Erdmann acknowledges that paying down multiple debts at the same time can be difficult, but he said the important thing to remember is you should keep investing.

“I have seen people say, ‘Okay, I’m going to pay off my mortgage and then I’ll put money in my 401(k),’ or ‘I’m only going to put money in my 401(k), I’m not going to buy a house,'” he said. But neglecting to make a long-term investment can prove costly even if it saves money in the short term.

“Whether it’s how housing, retirement planning, education planning for your kids, they’re equally important,” he said. “Instead of trying to knock one out all at once, I would be chipping away at all of them at the same time.”

He said it’s important to understand debt and interest rates. Those rates have been historically low for years, which makes this a good time to borrow, but Erdmann says everyone should understand they might not stay that way, so adjustable-rate debts could be risky later on.

He said he’s less concerned about what low rates mean for investments such as bonds, where the return can be determined by the level of interest rates. Erdmann says that for wealthy people, the most important thing about their portfolio is the relationship of their spending to their assets, not their precise return.

That is, a person or a family who is spending about 4% of their portfolio value annually has a good chance at building wealth because a well-designed portfolio will return more than that over time, even accounting for inflation.

Stay invested and be diversified

Erdmann also addressed the all-time high problem: assets like stocks, bonds, and real estate as well as newer, trendy options like cryptocurrencies are at or near all-time highs, and that creates a couple of concerns There’s the temptation to worry that there’s little upside left, and the temptation to pull out of the market in tough times.

“Cost average in, be diversified, keep your fees low, be very cognizant of how much you generate in taxes, because taxes can eat you alive, and be an investor, not a trader,” he said, adding that worrying about factors out of one’s control like high stock market valuations or low interest rates isn’t productive.

People who try to time the market often end up making the wrong call on when to get out and when to get back in and can lose valuable time, he said.

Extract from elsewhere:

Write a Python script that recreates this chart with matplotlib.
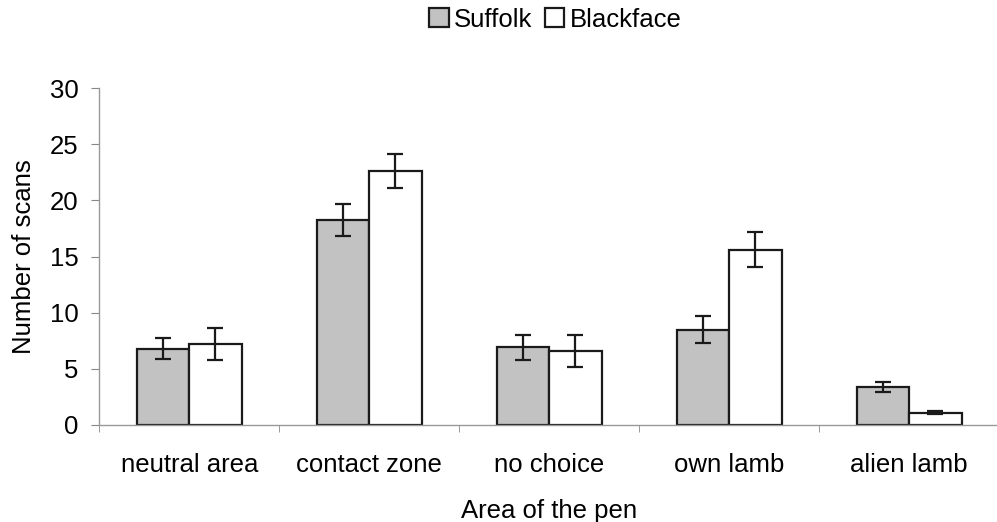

And even successful trading can easily incur tax bills that can wipe out otherwise healthy gains.

“You shouldn’t be risking half your portfolio on one asset class or one company or one rifle shot,” he said. “You’ve had a big run-up in asset values. So be thoughtful and spread your risk.”

For millennials

Beware the “starter house,” millennials. As the generation enters peak homebuying age and pours into the housing market and snaps up whatever is available, as Insider’s Hillary Hoffower reported – or walk away discouraged and continue renting – Erdmann warns them not to think of their home as an investment they can quickly upgrade.

“Don’t buy a place with the intention that you’re going to sell it in three or four years and buy something different,” he said. “That’s a very expensive proposition and has more risk.”

Instead, he says they should concentrate on finding a long-term home and thinking about issues like their commute and local schools.

He also addressed millennials’ bad financial luck, noting that those who entered the workforce by the late 2000s have already endured two major stock market crashes. That shouldn’t scare them away from investing in equities as a way to build wealth over the long term, he maintained.

For Gen Z

The oldest members of Gen Z are leaving college and getting jobs, and Erdmann says they need to think about things on the longest time frames possible – even if that’s challenging at an early age. He says younger workers should think long and hard about what they want from their careers and not change jobs just to get a higher salary.

“Think long-term about how to build out your career,” he said. “Younger kids are jumping around a lot more. And I’m guessing that some are missing an opportunity to build a brand and to build a career inside an organization.”

As they find their places in the working world and build those brands, he adds, they need to keep investing in their 401(k)s and putting money away to save for a house or for the education of their children.